Letting Go of our Adult Children


It's not easy to let go of our children, no matter how old they are. But if you love your offspring aren't you supposed to set them free, in the hope that some day they'll come back to you with a deeper level of understanding and respect?

If you fail to support their decisions, will they ever turn into responsible adults who can cope with the chaos of real life?

When daughter, Sophia, announced that she wanted to apply for Camp America this summer, I had no problem with that. What worried me were her plans to stay in the US for three weeks at the end of camp and travel alone. Especially as she's five foot nothing and could easily pass for fifteen years of age.

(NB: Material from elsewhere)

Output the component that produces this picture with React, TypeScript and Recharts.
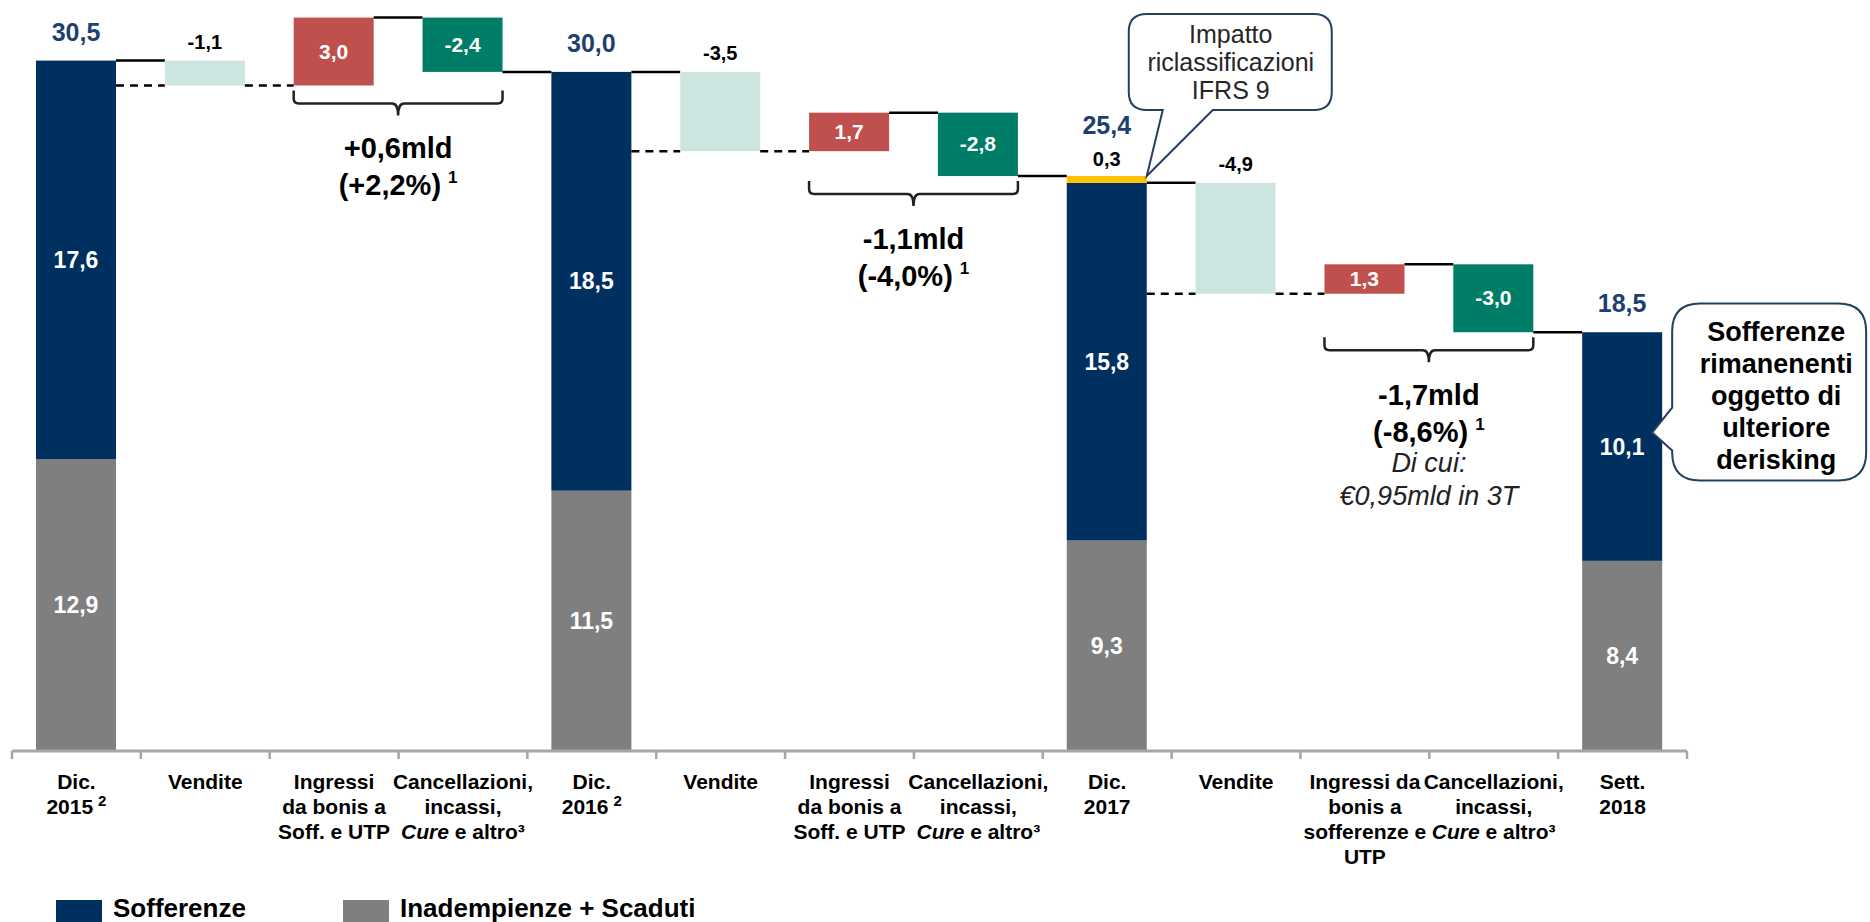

My father was furious with me for supporting Sophia's decision, but as she's almost 21 years of age what are you supposed to do exactly? I remembered the time when he barred me from visiting New York at the age of eighteen, to work as an au pair for six months. I have never forgotten this, and suspect my decision to support my daughter was partly an act of rebellion almost thirty years too late.

You hope only that you've equipped your children with the skills to survive in the real world. As a family we've travelled a lot and our daughters are used to getting lost, lugging cases and getting out of scrapes. I was cautiously optimistic that Sophia would cope well with the highs and the lows of her trip.

And so, she travelled with my blessing. I hoped that we'd stay in touch, but a non-existent mobile signal put pay to that and instead, I received only intermittent emails for three long months. I went to bed each night and fell asleep hoping that she was safe.

During this summer my daughter has...

Been bitten by a poisonous spider.

Got completely and utterly lost in Downtown LA.

Lost her glasses in the Pacific Ocean. 

And that's just what she's shared so far...


She's also...

Worked incredibly hard.

Been on an amazing adventure.

Learnt to trust her own instincts.

Grown-up a lot.

And made lots of new friends.


Can a mum wish for any more than that?




Copyright©2015 Izzie Anderton

8 comments :

  1. We have to let them go but I am dreading that time...
    What an adventure Sophia has been on....Bitten by a poisonous spider! Good grief!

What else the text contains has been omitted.